Khalid tiene veintitrés años, un físico corriente, un rostro serio, la tez pálida, rasgos regulares, y Mariann se enamora de él desde el primer día, sin esperar ser correspondida y sin decírselo.
Seis meses después de su primer encuentro, Khalid le pregunta:
—¿Has pensado ya en casarte?
—¡Sí, dentro de diez años…!
Él suelta una carcajada:
—Bien… ¿Pero has pensado ya en casarte
conmigo
?
—¿Es una proposición?
—Sí.
—Lo pensaré.
Y Mariann lo piensa… durante una semana. Esta petición la ha sorprendido, y al responder «dentro de diez años» sólo bromeaba a medias. Amar a los veinte años es una cosa; casarse, otra muy distinta.
El efecto sorpresa ha jugado su papel. Ella no creía poder interesar a aquel muchacho, y su proposición de improviso la ha halagado.
—Lo he pensado… Me gustaría que esperáramos al próximo mes de febrero. Por San Valentín.
—¡Pero aún faltan seis meses! ¿Por qué no ahora? Al menos podríamos vivir juntos.
—¿Dónde? Tú vives en una habitación de estudiante, y yo en casa de mis padres.
—Cuando uno se casa, alquila un apartamento…
—Deja que reflexione un poco más.
—No. No quiero esperar.
Esta precipitación no tiene motivo. ¿Qué busca Khalid? ¿Plasmar su pasión? ¿O salir de aquella espantosa habitación de estudiante que le disgusta?
¿Y Mariann? ¿Por qué acepta tan de prisa?
Cuando se lo pregunto ahora, ella responde con un humor triste: «Fue el primer idiota que me pidió que me casara con él, y yo la primera imbécil en decirle que sí…»
Resumen lapidario de una unión que pronto degenera.
La escena tiene lugar en Detroit.

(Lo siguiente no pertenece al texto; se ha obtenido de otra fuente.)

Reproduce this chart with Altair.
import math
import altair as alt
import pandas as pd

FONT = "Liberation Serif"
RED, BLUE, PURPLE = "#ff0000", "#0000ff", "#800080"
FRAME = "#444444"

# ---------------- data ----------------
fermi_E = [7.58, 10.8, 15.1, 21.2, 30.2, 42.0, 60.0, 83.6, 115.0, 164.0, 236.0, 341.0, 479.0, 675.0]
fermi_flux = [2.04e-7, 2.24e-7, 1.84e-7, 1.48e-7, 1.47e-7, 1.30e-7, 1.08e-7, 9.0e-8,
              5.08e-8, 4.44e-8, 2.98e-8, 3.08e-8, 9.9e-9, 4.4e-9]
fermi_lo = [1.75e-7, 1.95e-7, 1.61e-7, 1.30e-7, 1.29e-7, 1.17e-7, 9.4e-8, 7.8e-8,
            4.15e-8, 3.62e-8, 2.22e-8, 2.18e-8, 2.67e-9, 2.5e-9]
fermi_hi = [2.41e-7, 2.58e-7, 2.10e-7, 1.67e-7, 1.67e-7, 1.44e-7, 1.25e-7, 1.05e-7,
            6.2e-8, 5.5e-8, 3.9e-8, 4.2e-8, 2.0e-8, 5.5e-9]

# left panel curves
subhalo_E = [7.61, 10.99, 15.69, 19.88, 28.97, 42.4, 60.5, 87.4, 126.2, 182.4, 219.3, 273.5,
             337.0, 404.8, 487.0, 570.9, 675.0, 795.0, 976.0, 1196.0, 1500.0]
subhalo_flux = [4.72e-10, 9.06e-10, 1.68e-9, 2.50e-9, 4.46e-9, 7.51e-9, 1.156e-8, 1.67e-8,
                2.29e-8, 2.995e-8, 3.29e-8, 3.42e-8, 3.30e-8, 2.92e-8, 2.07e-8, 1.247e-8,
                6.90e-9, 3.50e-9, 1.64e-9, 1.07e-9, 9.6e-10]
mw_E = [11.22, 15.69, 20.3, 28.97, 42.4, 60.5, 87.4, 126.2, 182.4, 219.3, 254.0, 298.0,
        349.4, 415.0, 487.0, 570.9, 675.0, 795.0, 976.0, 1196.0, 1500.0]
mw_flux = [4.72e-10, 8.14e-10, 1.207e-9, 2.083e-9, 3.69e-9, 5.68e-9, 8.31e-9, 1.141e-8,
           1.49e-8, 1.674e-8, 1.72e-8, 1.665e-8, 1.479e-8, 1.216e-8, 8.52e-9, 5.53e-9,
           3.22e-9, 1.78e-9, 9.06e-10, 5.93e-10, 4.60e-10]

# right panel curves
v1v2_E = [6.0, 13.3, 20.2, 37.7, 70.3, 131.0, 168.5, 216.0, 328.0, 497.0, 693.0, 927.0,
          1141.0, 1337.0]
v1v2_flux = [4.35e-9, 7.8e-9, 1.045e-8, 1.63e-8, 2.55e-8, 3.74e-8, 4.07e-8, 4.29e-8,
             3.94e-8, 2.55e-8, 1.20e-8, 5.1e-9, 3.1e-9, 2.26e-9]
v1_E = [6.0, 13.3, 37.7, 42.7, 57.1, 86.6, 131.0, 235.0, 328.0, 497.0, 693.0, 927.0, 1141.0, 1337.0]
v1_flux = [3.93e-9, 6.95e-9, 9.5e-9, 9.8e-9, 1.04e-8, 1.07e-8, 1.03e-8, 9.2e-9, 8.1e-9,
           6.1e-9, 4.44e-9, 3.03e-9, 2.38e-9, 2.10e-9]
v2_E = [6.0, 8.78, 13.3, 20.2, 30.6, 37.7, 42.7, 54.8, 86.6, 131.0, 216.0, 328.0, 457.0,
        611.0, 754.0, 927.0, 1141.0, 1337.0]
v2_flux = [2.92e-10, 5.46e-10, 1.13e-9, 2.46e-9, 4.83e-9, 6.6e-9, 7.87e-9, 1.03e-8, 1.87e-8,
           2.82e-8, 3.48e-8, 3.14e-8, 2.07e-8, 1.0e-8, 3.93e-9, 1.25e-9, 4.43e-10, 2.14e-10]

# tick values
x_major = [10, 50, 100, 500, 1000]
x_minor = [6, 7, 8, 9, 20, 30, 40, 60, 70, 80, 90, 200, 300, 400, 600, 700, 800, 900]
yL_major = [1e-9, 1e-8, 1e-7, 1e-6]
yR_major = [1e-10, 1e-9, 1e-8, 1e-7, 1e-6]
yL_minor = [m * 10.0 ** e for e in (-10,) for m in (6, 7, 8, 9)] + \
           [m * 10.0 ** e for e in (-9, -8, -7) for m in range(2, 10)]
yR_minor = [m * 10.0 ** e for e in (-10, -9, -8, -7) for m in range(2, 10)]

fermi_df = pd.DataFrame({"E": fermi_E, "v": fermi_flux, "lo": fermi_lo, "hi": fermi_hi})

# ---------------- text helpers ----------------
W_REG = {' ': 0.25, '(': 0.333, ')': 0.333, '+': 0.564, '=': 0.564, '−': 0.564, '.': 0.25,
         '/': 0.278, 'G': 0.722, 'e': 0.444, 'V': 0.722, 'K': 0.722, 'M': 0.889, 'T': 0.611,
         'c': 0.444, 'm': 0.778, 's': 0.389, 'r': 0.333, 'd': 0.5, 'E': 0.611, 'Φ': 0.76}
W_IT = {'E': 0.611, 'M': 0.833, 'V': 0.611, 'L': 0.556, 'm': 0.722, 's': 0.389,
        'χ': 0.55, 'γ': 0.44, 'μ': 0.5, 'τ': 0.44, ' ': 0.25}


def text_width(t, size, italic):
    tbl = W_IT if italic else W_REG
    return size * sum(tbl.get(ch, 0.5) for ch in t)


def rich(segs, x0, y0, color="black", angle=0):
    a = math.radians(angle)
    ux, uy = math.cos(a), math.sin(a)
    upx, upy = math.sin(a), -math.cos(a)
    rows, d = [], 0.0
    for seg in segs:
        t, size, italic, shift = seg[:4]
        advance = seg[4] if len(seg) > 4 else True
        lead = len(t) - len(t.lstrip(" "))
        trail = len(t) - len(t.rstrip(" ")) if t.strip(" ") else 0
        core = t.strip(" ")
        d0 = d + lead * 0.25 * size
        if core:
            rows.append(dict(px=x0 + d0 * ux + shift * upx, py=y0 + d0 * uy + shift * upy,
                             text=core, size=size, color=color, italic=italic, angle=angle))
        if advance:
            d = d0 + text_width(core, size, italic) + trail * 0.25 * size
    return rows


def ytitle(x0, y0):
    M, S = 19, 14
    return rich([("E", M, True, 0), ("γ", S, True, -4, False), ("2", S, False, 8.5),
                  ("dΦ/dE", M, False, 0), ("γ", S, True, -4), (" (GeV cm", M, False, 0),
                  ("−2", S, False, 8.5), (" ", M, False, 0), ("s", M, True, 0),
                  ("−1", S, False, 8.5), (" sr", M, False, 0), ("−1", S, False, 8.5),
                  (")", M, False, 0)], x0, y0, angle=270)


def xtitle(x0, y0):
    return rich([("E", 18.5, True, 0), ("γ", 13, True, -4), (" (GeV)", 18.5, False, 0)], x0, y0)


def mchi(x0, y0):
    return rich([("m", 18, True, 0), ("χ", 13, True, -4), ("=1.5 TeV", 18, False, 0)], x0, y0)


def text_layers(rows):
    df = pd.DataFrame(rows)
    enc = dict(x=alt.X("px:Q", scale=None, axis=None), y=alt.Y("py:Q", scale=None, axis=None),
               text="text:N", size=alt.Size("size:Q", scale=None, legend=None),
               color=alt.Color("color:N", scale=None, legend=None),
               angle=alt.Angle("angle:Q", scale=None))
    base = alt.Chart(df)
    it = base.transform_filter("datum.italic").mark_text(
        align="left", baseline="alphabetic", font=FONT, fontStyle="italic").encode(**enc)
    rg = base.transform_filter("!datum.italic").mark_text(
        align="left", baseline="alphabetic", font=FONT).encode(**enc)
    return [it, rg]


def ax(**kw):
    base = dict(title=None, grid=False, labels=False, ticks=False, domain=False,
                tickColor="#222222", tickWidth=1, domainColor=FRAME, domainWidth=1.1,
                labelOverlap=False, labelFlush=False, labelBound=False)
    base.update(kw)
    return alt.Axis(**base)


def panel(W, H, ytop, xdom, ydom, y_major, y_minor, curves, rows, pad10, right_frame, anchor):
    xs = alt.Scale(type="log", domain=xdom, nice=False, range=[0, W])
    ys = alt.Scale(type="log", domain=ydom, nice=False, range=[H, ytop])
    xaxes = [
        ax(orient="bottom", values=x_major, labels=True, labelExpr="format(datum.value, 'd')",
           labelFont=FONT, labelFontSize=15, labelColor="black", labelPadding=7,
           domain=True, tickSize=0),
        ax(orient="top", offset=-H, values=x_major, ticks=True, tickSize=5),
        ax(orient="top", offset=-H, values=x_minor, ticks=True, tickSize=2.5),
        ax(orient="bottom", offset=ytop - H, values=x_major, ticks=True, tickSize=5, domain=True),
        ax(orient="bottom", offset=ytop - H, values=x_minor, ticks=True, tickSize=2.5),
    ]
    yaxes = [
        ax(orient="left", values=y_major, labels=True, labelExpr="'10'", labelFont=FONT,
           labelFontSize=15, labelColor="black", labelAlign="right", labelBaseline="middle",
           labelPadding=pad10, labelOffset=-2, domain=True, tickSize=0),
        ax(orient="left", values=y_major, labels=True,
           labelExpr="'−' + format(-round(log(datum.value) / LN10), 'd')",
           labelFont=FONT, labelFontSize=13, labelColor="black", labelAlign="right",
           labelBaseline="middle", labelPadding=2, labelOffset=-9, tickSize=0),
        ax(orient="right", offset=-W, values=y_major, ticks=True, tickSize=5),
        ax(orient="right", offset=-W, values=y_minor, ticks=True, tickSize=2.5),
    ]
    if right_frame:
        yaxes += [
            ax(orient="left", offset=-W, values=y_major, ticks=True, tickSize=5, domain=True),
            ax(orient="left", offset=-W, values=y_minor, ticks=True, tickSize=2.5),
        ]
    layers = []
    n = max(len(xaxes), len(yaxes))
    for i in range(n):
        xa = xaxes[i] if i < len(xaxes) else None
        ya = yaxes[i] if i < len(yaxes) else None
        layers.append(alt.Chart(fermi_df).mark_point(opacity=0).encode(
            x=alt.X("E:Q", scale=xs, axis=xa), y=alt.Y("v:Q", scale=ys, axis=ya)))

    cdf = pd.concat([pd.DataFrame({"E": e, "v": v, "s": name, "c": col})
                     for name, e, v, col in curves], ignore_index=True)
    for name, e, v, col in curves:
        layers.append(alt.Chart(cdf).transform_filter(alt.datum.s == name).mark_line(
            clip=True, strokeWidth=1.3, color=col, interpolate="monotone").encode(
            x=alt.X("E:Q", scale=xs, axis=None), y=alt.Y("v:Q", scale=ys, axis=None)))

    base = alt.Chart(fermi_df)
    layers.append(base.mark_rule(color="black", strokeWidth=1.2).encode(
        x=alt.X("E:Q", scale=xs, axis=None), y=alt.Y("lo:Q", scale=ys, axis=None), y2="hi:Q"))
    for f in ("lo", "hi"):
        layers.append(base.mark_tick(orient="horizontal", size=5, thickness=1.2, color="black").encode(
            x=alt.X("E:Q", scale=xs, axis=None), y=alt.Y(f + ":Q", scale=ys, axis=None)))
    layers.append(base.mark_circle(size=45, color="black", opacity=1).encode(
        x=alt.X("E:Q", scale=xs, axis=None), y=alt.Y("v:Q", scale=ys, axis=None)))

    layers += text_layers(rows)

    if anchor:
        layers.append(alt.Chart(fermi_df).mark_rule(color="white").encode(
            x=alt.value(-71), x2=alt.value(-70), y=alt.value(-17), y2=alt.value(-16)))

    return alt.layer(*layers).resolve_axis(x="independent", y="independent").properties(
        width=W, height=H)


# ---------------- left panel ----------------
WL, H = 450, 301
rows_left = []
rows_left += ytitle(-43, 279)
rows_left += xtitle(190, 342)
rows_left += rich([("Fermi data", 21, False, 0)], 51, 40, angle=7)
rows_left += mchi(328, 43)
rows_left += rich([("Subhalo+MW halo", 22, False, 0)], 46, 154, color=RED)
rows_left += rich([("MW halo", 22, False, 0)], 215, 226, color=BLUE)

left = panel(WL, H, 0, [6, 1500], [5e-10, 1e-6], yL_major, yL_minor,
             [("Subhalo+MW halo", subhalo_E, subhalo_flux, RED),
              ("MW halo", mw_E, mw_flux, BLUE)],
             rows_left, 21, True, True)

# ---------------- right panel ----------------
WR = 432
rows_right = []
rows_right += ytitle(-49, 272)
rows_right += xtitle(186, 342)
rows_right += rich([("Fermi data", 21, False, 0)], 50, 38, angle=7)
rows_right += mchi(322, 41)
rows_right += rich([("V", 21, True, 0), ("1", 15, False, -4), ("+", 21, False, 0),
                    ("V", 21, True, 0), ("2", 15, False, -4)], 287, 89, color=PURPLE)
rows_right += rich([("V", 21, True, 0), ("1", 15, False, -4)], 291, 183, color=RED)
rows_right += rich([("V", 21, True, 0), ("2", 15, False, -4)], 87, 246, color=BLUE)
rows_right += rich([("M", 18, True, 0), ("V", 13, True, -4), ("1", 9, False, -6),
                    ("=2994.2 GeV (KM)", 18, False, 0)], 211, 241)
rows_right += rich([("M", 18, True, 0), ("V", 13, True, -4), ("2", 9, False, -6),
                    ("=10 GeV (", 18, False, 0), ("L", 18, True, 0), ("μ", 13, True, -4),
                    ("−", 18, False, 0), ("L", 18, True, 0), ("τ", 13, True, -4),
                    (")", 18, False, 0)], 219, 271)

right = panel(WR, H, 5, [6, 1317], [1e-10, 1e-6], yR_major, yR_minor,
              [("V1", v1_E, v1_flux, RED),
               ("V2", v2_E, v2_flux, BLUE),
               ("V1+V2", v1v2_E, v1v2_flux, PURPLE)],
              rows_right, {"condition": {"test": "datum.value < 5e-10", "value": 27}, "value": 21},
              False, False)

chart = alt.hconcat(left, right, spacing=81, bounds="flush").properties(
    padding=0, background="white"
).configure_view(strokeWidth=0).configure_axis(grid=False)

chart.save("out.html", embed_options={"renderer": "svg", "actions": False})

Son recién casados; Mariann trabaja de encargada en una tienda de vídeo, Khalid continúa sus estudios. Ocupan una pequeña vivienda. Mariann está encinta, pero aún no se lo ha dicho. Ante todo, porque es demasiado pronto para estar segura y, además, porque conoce las intenciones de Khalid: terminar sus estudios, triunfar, ganar dinero y luego, quizás, tener hijos.
¿Cómo darle la noticia suavemente? Mariann quiere este hijo, quiere ser madre desde que era una adolescente, desde que descubrió, con el primer bebé de su hermana, la felicidad sin parangón de acunar a un recién nacido. Tenía trece años entonces, y ahora puede gozar de esta dicha, finalmente. Cuando se está casado, se tiene derecho a tener hijos…

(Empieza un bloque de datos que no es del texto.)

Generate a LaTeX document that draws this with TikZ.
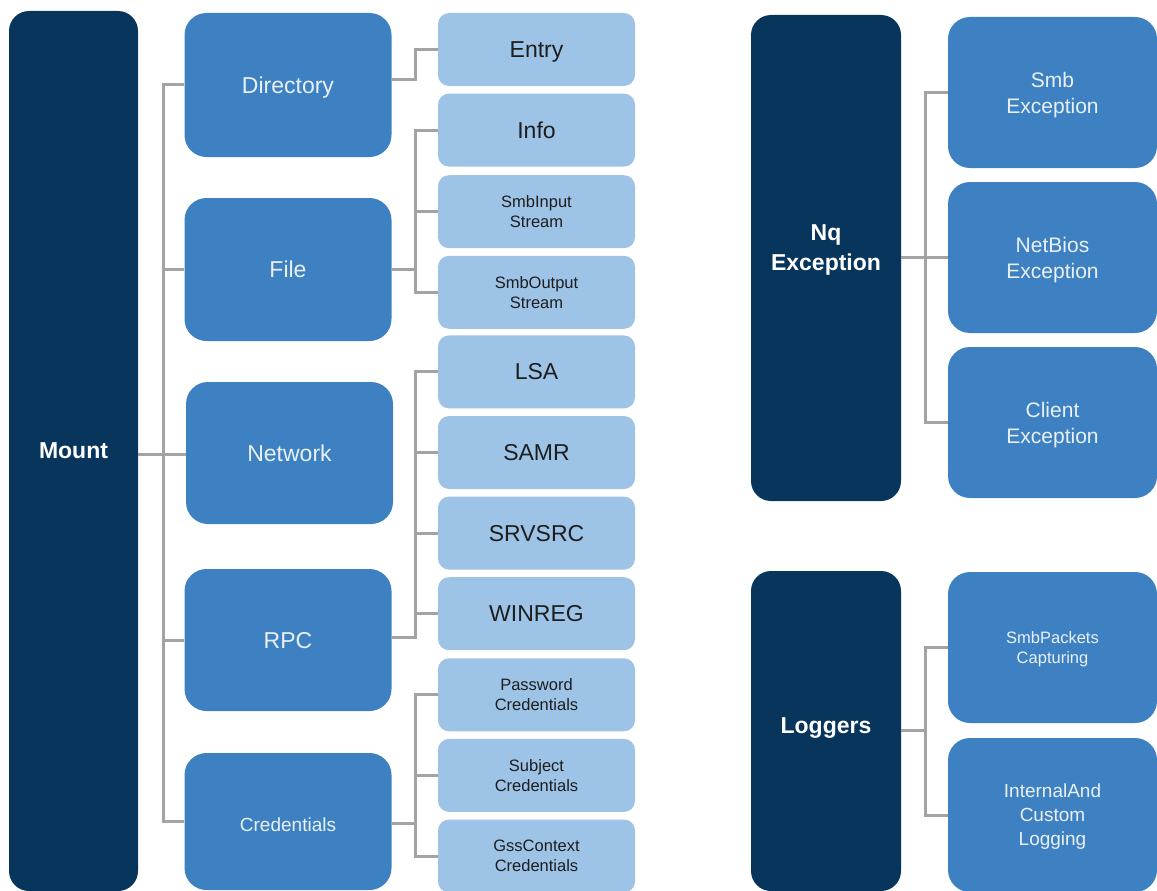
\documentclass[tikz,border=0pt]{standalone}
\usepackage{fontspec}
\setmainfont{Liberation Sans}
\definecolor{navy}{HTML}{08355C}
\definecolor{midblue}{HTML}{3D81C2}
\definecolor{lightblue}{HTML}{9DC3E6}
\definecolor{linegrey}{HTML}{A3A3A3}
\definecolor{midtext}{HTML}{EAF0F6}
\definecolor{lighttext}{HTML}{1E1E1E}
\tikzset{
  box/.style={rectangle, inner sep=0pt, align=center},
  darkbox/.style={box, fill=navy, text=white, rounded corners=20pt, font=\bfseries\fontsize{23}{30}\selectfont},
  midbox/.style={box, fill=midblue, text=midtext, rounded corners=22pt, minimum width=207pt, text depth=0pt},
  lightbox/.style={box, fill=lightblue, text=lighttext, rounded corners=11pt, minimum width=197pt, minimum height=73pt, text depth=0pt},
  conn/.style={draw=linegrey, line width=3pt},
  big/.style={font=\fontsize{23}{27}\selectfont},
  med/.style={font=\fontsize{19}{24}\selectfont},
  small/.style={font=\fontsize{16.5}{20}\selectfont},
  rfont/.style={font=\fontsize{21}{26}\selectfont},
}
\begin{document}
\begin{tikzpicture}[x=1pt,y=-1pt]
\useasboundingbox (0,0) rectangle (1157,891);
\clip (0,0) rectangle (1157,891);
% left tree
\node[darkbox, minimum width=129pt, minimum height=880pt] (mount) at (73.5,451) {Mount};
\node[midbox, minimum height=144pt, big] (dir) at (288,85) {Directory};
\node[midbox, minimum height=143pt, big] (file) at (288,269.5) {File};
\node[midbox, minimum height=142pt, big] (net) at (289.5,453) {Network};
\node[midbox, minimum height=142pt, big] (rpc) at (288,640) {RPC};
\node[midbox, minimum height=137pt, med, text height=19pt] (cred) at (288,821.5) {Credentials};
\node[lightbox, big] (entry) at (536.5,49.5) {Entry};
\node[lightbox, big] (info) at (536.5,130.1) {Info};
\node[lightbox, small] (sin) at (536.5,211.7) {SmbInput\\Stream};
\node[lightbox, small] (sout) at (536.5,292.3) {SmbOutput\\Stream};
\node[lightbox, big] (lsa) at (536.5,371.9) {LSA};
\node[lightbox, big] (samr) at (536.5,452.5) {SAMR};
\node[lightbox, big] (srv) at (536.5,533.1) {SRVSRC};
\node[lightbox, big] (winreg) at (536.5,613.7) {WINREG};
\node[lightbox, small] (pwd) at (536.5,694.8) {Password\\Credentials};
\node[lightbox, small] (subj) at (536.5,775.4) {Subject\\Credentials};
\node[lightbox, small] (gss) at (536.5,856) {GssContext\\Credentials};
% right trees
\node[darkbox, minimum width=150pt, minimum height=486pt, text depth=20pt] (nq) at (826,258) {Nq\\Exception};
\node[midbox, minimum width=209pt, minimum height=151pt, rfont] (smbex) at (1052.5,92.5) {Smb\\Exception};
\node[midbox, minimum width=209pt, minimum height=151pt, rfont] (nbex) at (1052.5,257.5) {NetBios\\Exception};
\node[midbox, minimum width=209pt, minimum height=151pt, rfont] (clex) at (1052.5,422.5) {Client\\Exception};
\node[darkbox, minimum width=150pt, minimum height=320pt, text depth=11pt] (log) at (826,731) {Loggers};
\node[midbox, minimum width=209pt, minimum height=151pt, small] (pkt) at (1052.5,647.5) {SmbPackets\\Capturing};
\node[midbox, minimum width=209pt, minimum height=154pt, font=\fontsize{19}{24}\selectfont] (intl) at (1052.5,815) {InternalAnd\\Custom\\Logging};
% junction columns
\coordinate (ta) at (163,0);
\coordinate (tb) at (415,0);
\coordinate (tc) at (925,0);
% Mount connectors
\coordinate (mj) at (163,454);
\draw[conn] (mount.east |- mj) -- (net.west |- mj);
\draw[conn] (dir.west) -| (ta |- cred.west) -- (cred.west);
\draw[conn] (ta |- file.west) -- (file.west);
\draw[conn] (ta |- rpc.west) -- (rpc.west);
% Directory
\coordinate (dj) at (415,80);
\draw[conn] (dir.east |- dj) -- (dj) |- (entry.west);
% File
\draw[conn] (info.west) -| (tb |- sout.west) -- (sout.west);
\draw[conn] (tb |- sin.west) -- (sin.west);
\draw[conn] (file.east) -- (tb |- file.east);
% RPC
\coordinate (rj) at (415,637);
\draw[conn] (lsa.west) -| (rj) -- (rpc.east |- rj);
\draw[conn] (tb |- samr.west) -- (samr.west);
\draw[conn] (tb |- srv.west) -- (srv.west);
\draw[conn] (tb |- winreg.west) -- (winreg.west);
% Credentials
\coordinate (cj) at (415,823);
\draw[conn] (pwd.west) -| (tb |- gss.west) -- (gss.west);
\draw[conn] (tb |- subj.west) -- (subj.west);
\draw[conn] (cred.east |- cj) -- (cj);
% Nq
\draw[conn] (smbex.west) -| (tc |- clex.west) -- (clex.west);
\draw[conn] (nq.east |- nbex.west) -- (nbex.west);
% Loggers
\coordinate (lj) at (925,730);
\draw[conn] (pkt.west) -| (tc |- intl.west) -- (intl.west);
\draw[conn] (log.east |- lj) -- (lj);
\end{tikzpicture}
\end{document}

Pero Khalid todavía no llegará a saber que va a convertirse en padre, pues él tiene otra noticia, que anuncia bruscamente:
—Mañana me voy.
—¿Cómo que te vas? ¿Adónde? ¡No me lo habías dicho!
—Mi padre ha muerto; voy a Irak para seis semanas. Eso es todo.

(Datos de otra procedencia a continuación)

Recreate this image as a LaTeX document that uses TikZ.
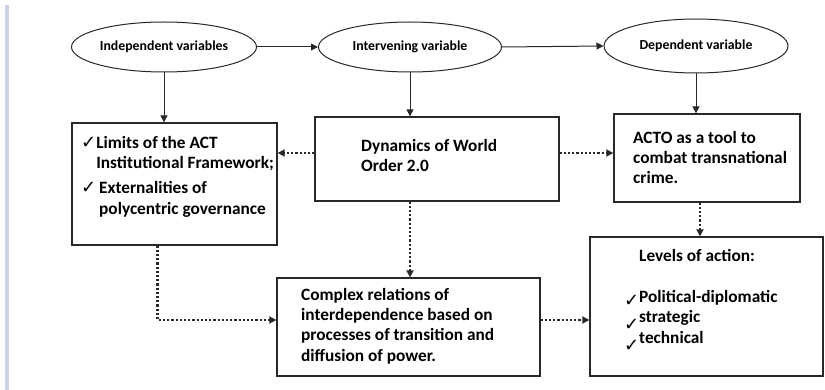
\documentclass[tikz,border=0pt]{standalone}
\usepackage{fontspec}
\setmainfont{Carlito}
\newfontfamily\symfont{DejaVu Sans}
\usetikzlibrary{shapes.geometric,arrows.meta,calc}
\newcommand{\chk}{{\symfont\fontsize{18pt}{18pt}\selectfont ✓}}
\definecolor{linec}{RGB}{40,40,40}
\definecolor{barc}{RGB}{205,212,228}
\tikzset{
  ell/.style={ellipse,draw=linec,line width=1pt,inner sep=0pt,minimum height=50pt,font=\fontsize{13.8pt}{15pt}\selectfont\bfseries},
  boxn/.style={rectangle,draw=linec,line width=1.3pt,inner sep=0pt},
  txt/.style={anchor=north west,inner sep=0pt,align=left,font=\fontsize{17.3pt}{20.3pt}\selectfont\bfseries},
  solidarr/.style={draw=linec,line width=1pt,-{Triangle[length=7pt,width=7pt]}},
  dotarr/.style={draw=linec,line width=2.4pt,dash pattern=on 2.2pt off 2pt,-{Triangle[length=7pt,width=7pt]}}
}
\begin{document}
\begin{tikzpicture}[x=1pt,y=-1pt]
\useasboundingbox (0,0) rectangle (825,390);
\fill[barc] (5,5) rectangle (9,390);
% ellipses
\node[ell,minimum width=185pt] (e1) at (164,47) {Independent variables};
\node[ell,minimum width=183pt] (e2) at (410,47) {Intervening variable};
\node[ell,minimum width=184pt,minimum height=54pt] (e3) at (696,46) {Dependent variable};
% boxes
\node[boxn,minimum width=205pt,minimum height=122pt] (b1) at (174.5,184) {};
\node[boxn,minimum width=244pt,minimum height=84pt] (b2) at (437,159) {};
\node[boxn,minimum width=186pt,minimum height=88pt] (b3) at (707,158) {};
\node[boxn,minimum width=233pt,minimum height=139pt] (b4) at (706.5,306.5) {};
\node[boxn,minimum width=263pt,minimum height=98pt] (b5) at (408.5,327) {};
% texts
\node[txt] (t1) at (81,136) {\chk Limits of the ACT\\\hphantom{\chk}Institutional Framework;\\[5pt]
\chk\,Externalities of\\\hphantom{\chk\,}polycentric governance};
\node[txt] (t2) at (361,139) {Dynamics of World\\Order 2.0};
\node[txt] (t3) at (633,131) {ACTO as a tool to\\combat transnational\\crime.};
\node[txt] (t4) at (639,249) {Levels of action:\\[21pt]
\llap{\raisebox{-4pt}{\chk}}Political-diplomatic\\
\llap{\raisebox{-8pt}{\chk}}strategic\\
\llap{\raisebox{-8pt}{\chk}}technical};
\node[txt] (t5) at (301,288) {Complex relations of\\interdependence based on\\processes of transition and\\diffusion of power.};
% solid arrows
\draw[solidarr] (e1.east) -- (e2.west);
\draw[solidarr] (e2.east) -- (e3.west);
\draw[solidarr] (e1.south) -- (e1.south |- b1.north);
\draw[solidarr] (e2.south) -- (e2.south |- b2.north);
\draw[solidarr] (e3.south) -- (e3.south |- b3.north);
% dotted arrows
\draw[dotarr] ([yshift=6pt]b2.west) -- ([yshift=6pt]b2.west -| b1.east);
\draw[dotarr] ([yshift=6pt]b2.east) -- ([yshift=6pt]b2.east -| b3.west);
\draw[dotarr] (b2.south -| e2.south) -- (b5.north -| e2.south);
\draw[dotarr] ([xshift=-7pt]b3.south) -- ([xshift=-7pt]b3.south |- b4.north);
\draw[dotarr] ([xshift=-17pt]b1.south) |- ([yshift=7pt]b5.west);
\draw[dotarr] ([yshift=7pt]b5.east) -- ([yshift=7pt]b5.east -| b4.west);
\end{tikzpicture}
\end{document}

No es el momento de hablar del bebé. Mariann piensa: «Si se lo digo, no volverá, se lo tomará muy mal y me abandonará…»
Transcurren seis semanas, sin más noticias de Khalid que una carta expedida en el aeropuerto de Londres, al inicio de su viaje. Khalid es un tipo silencioso, un independiente. La clase de hombre que hace lo que ha decidido hacer, sin sentirse obligado a informar de ello a su compañera.
En realidad, Mariann se ha casado con un hombre del que no sabe nada, al que apenas conoce. Sólo ha tenido que decir «Te acepto como esposo» y el amor ha hecho el resto. Pero el amor sólo está de un lado, del de Mariann.